The Wall Street Journal published an op-ed entitled “A Vote for Trump Is a Vote for Growth.” The writer claims Donald Trump will create 25 million new jobs, boost incomes and create trillions of dollars in tax revenues. Wow! He sounds like an omnipotent being with vast knowledge.
But Donald J. Boudreaux, Professor of Economics and Martha and Nelson Getchell Chair for the Study of Free Market Capitalism at the Mercatus Center, disagrees with this sentiment.
According to Boudreaux, Trump will actually raise taxes and create more regulations and is rather confused when it comes to trade.
Here is what he writes at Cafe Hayek:
Cut taxes? Bunk. Trump famously promises to raise taxes on Americans who buy imports. Reduce regulation? Rubbish. Trump promises more government intrusions into Americans’ commerce with foreigners.
As for ‘eliminating’ our trade deficit, Trump might indeed succeed on that front. But such ‘success’ would be regrettable, for it would be the inevitable outcome of the American economy being made an unattractive destination for investment. (Ross and Navarro seem to be unaware that to “eliminate our trade deficit” – such as was done, for example, during the Great Depression – is to eliminate net contributions by foreigners to increasing the size of America’s capital stock.)
But Trump’s most absurd promise is to enrich Americans by increasing exports and reducing imports. Imports are what we voluntarily buy and exports are the price we pay. Therefore, a policy meant to increase exports while decreasing imports is a policy meant to force Americans to pay more to foreigners and to receive less in return – a decidedly unartful deal the architect of which would deserved to be fired.
But the Trump camp’s confusion runs even more deeply. Exporting for Americans is worthwhile only because it supplies us with the means to purchase imports, either currently or in the future. So a policy that aims both to increase exports and to decrease imports is akin to a policy that aims both to increase people’s spending power and to decrease it. It’s a policy meant to give Americans greater means for acquiring imports as it simultaneously strips Americans of the freedom to use those means. It’s the economic policy equivalent of an attempt to square a circle.
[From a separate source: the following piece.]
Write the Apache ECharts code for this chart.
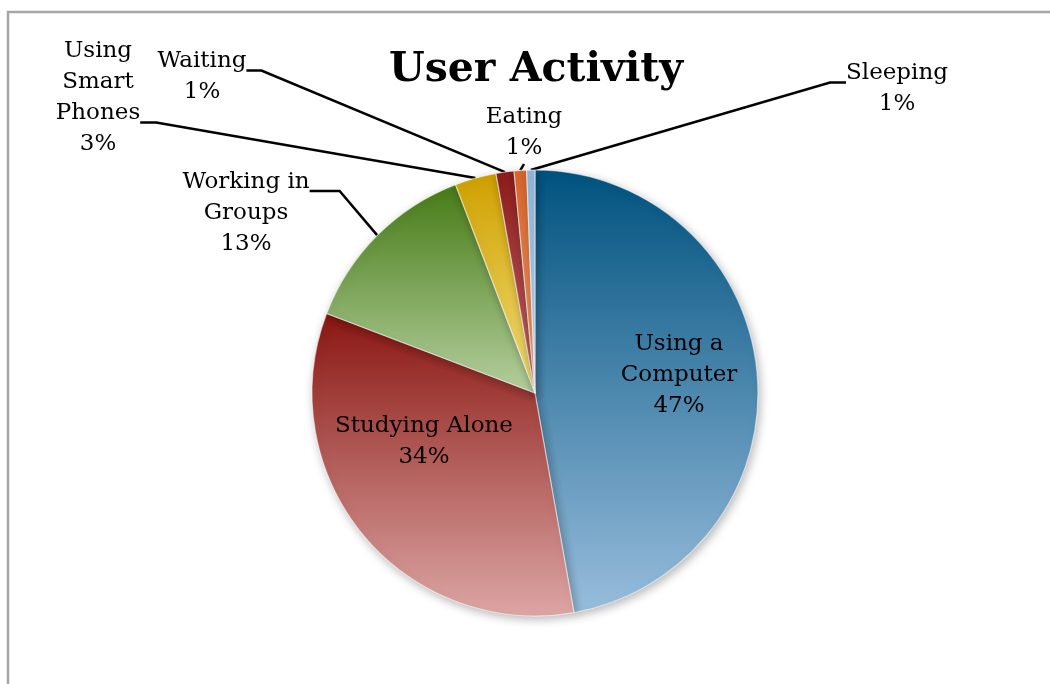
<!DOCTYPE html>
<html>
<head>
<meta charset="utf-8">
<script src="https://cdn.jsdelivr.net/npm/echarts@6/dist/echarts.min.js"></script>
<style>
  html, body { margin: 0; padding: 0; background: #ffffff; }
  #chart { width: 1050px; height: 684px; }
</style>
</head>
<body>
<div id="chart"></div>
<script>
// ---- data ----
var categories = ['Using a Computer', 'Studying Alone', 'Working in Groups', 'Using Smart Phones', 'Waiting', 'Eating', 'Sleeping'];
var labelNames = ['Using a\nComputer', 'Studying Alone', 'Working in\nGroups', 'Using\nSmart\nPhones', 'Waiting', 'Eating', 'Sleeping'];
var values = [47.2, 33.6, 13.4, 3.0, 1.3, 0.9, 0.6];
var titleText = 'User Activity';

// ---- styling / layout (not data) ----
var FONT = '"DejaVu Serif", "Liberation Serif", serif';
var LH = 31;
var gradTop = ['#00527f', '#8a1612', '#467b16', '#cfa000', '#8e1b1b', '#d9662a', '#8fb6da'];
var gradBot = ['#98bddc', '#dca6a4', '#b5cf9e', '#f3e07a', '#c46a6a', '#f0a070', '#b8d2ea'];
// label centre positions (text block) and guide-line tweaks
var labelPos = [
  { cx: 679, cy: 375, lines: 3, inside: true },
  { cx: 424, cy: 442, lines: 2, inside: true },
  { cx: 246, cy: 213, lines: 3, pad: [44, 0], len2: 30 },
  { cx: 98,  cy: 98,  lines: 4, pad: [0, 49], len2: 16 },
  { cx: 202, cy: 77,  lines: 2, pad: [13, 0], len2: 15 },
  { cx: 524, cy: 133, lines: 2, pad: [0, 0],  len2: 0 },
  { cx: 897, cy: 89,  lines: 2, pad: [13, 0], len2: 16 }
];

var seriesData = categories.map(function (c, i) {
  var lp = labelPos[i];
  var item = {
    name: c,
    value: values[i],
    itemStyle: {
      color: {
        type: 'linear', x: 0, y: 0, x2: 0, y2: 1,
        colorStops: [{ offset: 0, color: gradTop[i] }, { offset: 1, color: gradBot[i] }]
      }
    }
  };
  if (lp.inside) {
    item.label = { position: 'inside' };
    item.labelLine = { show: false };
  } else {
    item.label = { position: 'outside', padding: [lp.pad[0], 0, lp.pad[1], 0], backgroundColor: 'rgba(0,0,0,0)' };
    item.labelLine = { show: true, length: 10, length2: lp.len2 };
  }
  return item;
});

var chart = echarts.init(document.getElementById('chart'), null, { renderer: 'canvas' });
chart.setOption({
  backgroundColor: '#ffffff',
  animation: false,
  title: {
    text: titleText,
    left: 531, top: 45,
    textAlign: 'center',
    textStyle: { fontFamily: FONT, fontWeight: 'bold', fontSize: 41, color: '#000000' }
  },
  graphic: [{
    type: 'rect',
    shape: { x: 8, y: 12, width: 1200, height: 900 },
    style: { fill: 'none', stroke: '#a6a6a6', lineWidth: 2.5 },
    z: -1, silent: true
  }],
  series: [{
    type: 'pie',
    center: [535, 393],
    radius: 223,
    startAngle: 90,
    clockwise: true,
    avoidLabelOverlap: false,
    data: seriesData,
    itemStyle: {
      borderColor: 'rgba(255,255,255,0.55)',
      borderWidth: 1.2,
      shadowBlur: 10,
      shadowColor: 'rgba(0,0,0,0.28)',
      shadowOffsetX: 2,
      shadowOffsetY: 3
    },
    label: {
      show: true,
      fontFamily: FONT,
      fontSize: 23,
      lineHeight: LH,
      color: '#000000',
      align: 'center',
      formatter: function (p) {
        return labelNames[p.dataIndex] + '\n' + Math.round(p.value) + '%';
      }
    },
    labelLine: {
      lineStyle: { color: '#000000', width: 2.5 },
      minTurnAngle: 30
    },
    labelLayout: function (params) {
      var lp = labelPos[params.dataIndex];
      var h = lp.lines * LH;
      var top = lp.cy - h / 2;
      var padTop = lp.pad ? lp.pad[0] : 0;
      return {
        x: lp.cx,
        y: top - padTop,
        align: 'center',
        verticalAlign: 'top'
      };
    },
    emphasis: { disabled: true }
  }]
});
</script>
</body>
</html>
For the most part, Trump supporters seem to be anti-politician and anti-government, which is always a good thing. But then they fall into the political trap of finding a savior. So why are they being scammed that one person in government will accomplish all of these unlikely promises? It’s akin to graft queen Hillary Clinton and her supporters who believe in all of this free stuff that she will give them. You should never fall for a politician’s grandiose talk.
Remember what Friedrich Hayek wrote:
It is in connection with the deliberate effort of the skillful demagogue to weld together a closely coherent and homogeneous body of supporters that the third and perhaps most important negative element of selection enters. It seems to be almost a law of human nature that it is easier for people to agree on a negative program—on the hatred of an enemy, on the envy of those better off— than on any positive task. The contrast between the “we” and the “they,” the common fight against those outside the group, seems to be an essential ingredient in any creed which will solidly knit together a group for common action. It is consequently always employed by those who seek, not merely support of a policy, but the unreserved allegiance of huge masses. From their point of view it has the great advantage of leaving them greater freedom of action than almost any positive program. The enemy, whether be internal, like the “Jew” or the “kulak,” or external, seems to be an indispensable requisite in the armory of a totalitarian leader. That in Germany it was the Jew who became the enemy until his place was taken by the “plutocracies” was no less a result of the anticapitalist resentment on which the whole movement was based than the selection of the kulak in Russia. In Germany and Austria the Jew had come to be regarded as the representative of capitalism because a traditional dislike of large classes of the population for commercial pursuits had left these more readily accessible to a group that was practically excluded from the more highly esteemed occupations. It is the old story of the alien race’s being admitted only to the less respected trades and then being hated still more for practicing them.